In Latin America, Chile and Uruguay tied for the highest score (6.7), which put them in 25th place overall. They were followed by Costa Rica in 43rd place, Cuba (61st), while Brazil, Colombia, and Peru tied in 75th place with a score of 3.7.
Haiti was perceived as the most corrupt country in the hemisphere, ranking 168th and gaining a score of 1.8. Venezuela was perceived as the next most corrupt with a rank of 162 and a score of 1.9. Other Latin American countries that received rankings of 120 or higher included Bolivia, Honduras, Nicaragua, Ecuador, and Paraguay in ascending order.
In sub-Saharan Africa, Botswana topped the list for the least corrupt country with an overall ranking of 37 and a score of 5.6. Only two other countries in the region – Mauritius and Cape Verde – earned scores greater than 5.0. Three more countries – the Seychelles, South Africa, and Namibia – scored over 4.0, while Ghana, Burkina Faso, and Swaziland received scores of 3.6 or higher.
In addition to Sudan and Somalia, the worst-ranked African countries included the Democratic Republic of Congo, Congo-Brazzaville, Guinea-Bissau, Burundi, Equatorial Guinea, Guinea and Chad, in descending order.

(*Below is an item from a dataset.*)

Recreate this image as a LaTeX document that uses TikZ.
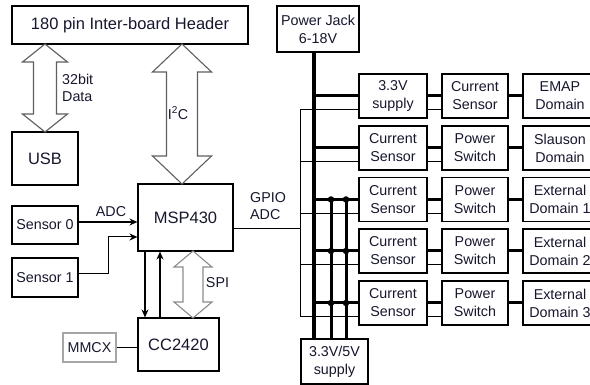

All in this group scored less than 2.0 on the CPI scale.
In the Middle East and North Africa, Qatar (22) and the United Arab Emirates (30) improved their scores over previous years, rising to 7.0 and 6.5, respectively. They were followed by Israel (32, 6.1), Oman (39, 5.5), Bahrain (46, 5.1), and Jordan (49, 5.0).
Worst-perceived countries in the region aside from Iraq included Iran (168, 1.8), Yemen (154, 2.1), and Lebanon and Libya (130, 2.5).
Aside from Afghanistan and Myanmar, the Bangladesh, Pakistan, and the Philippines (139) scored 2.4, followed by Nepal, Timor-Leste, Papua New Guinea, Cambodia, and Laos.
In the region running from the Balkans to the former Soviet states of Central Asia, Turkey earned the highest score at 4.4, followed by Croatia and Georgia (4.1). At 174, Uzbekistan earned the lowest score of 1.7, behind Russia and Ukraine (2.2), Tajikistan (2.0), Kyrgyzstan (1.9), and Turkmenistan (1.8).
Kazakhstan, which had been rated close to the bottom in previous years, improved its score to 2.7 due mainly to efforts at improving conditions for foreign investment in the run-up to its chairmanship of the Organisation for Security and Cooperation, according to TI.